La loi du 11 octobre 2010 interdisant la dissimulation du visage dans l'espace public, a défini ainsi l'espace public : celui-ci "est constitué des voies publiques ainsi que des lieux ouverts au public ou affectés à un service public".
Selon la circulaire du 2 mars 2011, qui précise la notion d'espace public, "à l'exception de ceux affectés aux transports en commun, les véhicules qui empruntent les voies publiques sont considérés comme des lieux privés". Le comportement des occupants du véhicule relève donc de leur vie privée.
Cependant, la voiture est certes un lieu privé, mais il a vocation à évoluer dans l'espace public.

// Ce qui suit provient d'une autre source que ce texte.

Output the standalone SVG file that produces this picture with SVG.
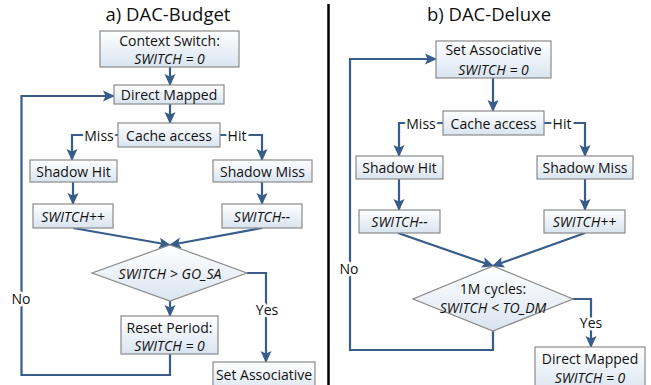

La circulaire fixe donc une limite au principe de liberté : la dissimulation du visage "peut en revanche tomber sous le coup des dispositions du code de la route prévoyant que la conduite du véhicule ne doit pas présenter de risque pour la sécurité publique".
En effet, le code de la route énonce que le conducteur "doit se tenir constamment en état et en position d'exécuter commodément et sans délai toutes les manœuvres qui lui incombent".
Les agents des forces de l'ordre ont le pouvoir de vérifier que les conducteurs respectent cette injonction : si la puissance publique s'immisce dans la voiture, c'est pour préserver la sécurité des usagers des voies publiques.
Mais l'intrusion de la puissance publique pour faire respecter l'interdiction de fumer en présence de mineurs de moins de douze ans, a une fin uniquement sanitaire, n'a aucun rapport avec la protection des autres usagers de la route.
Cette interdiction constitue bel et bien une atteinte à la vie privée par la puissance publique juridiquement injustifiée.
Il eût été possible d'interdire purement et simplement de fumer au volant, en expliquant que ce geste empêchait la conduite parfaitement sûre du véhicule.
Car le code de la route permet cette limitation, en énonçant : "Les possibilités de mouvement (du conducteur) ne doivent pas être réduits par (..) les objets transportés", ce qu'est une cigarette. Rappelons qu'avant la création d'une interdiction spécifique par un décret de 2003, c'est sur ce fondement que l'usage des téléphones portables étaient interdits au volant.
Le législateur aurait pu utiliser ce texte pour interdire la cigarette au volant.
Mais l'interdiction de fumer au volant aurait alors été générale et se serait appliquée même en l'absence de passagers mineurs de moins de douze ans. Et l'interdiction ne se serait imposée qu'au conducteur : les passagers, eux, auraient pu continuer à fumer, même en présence d'enfants mineurs de moins de douze ans…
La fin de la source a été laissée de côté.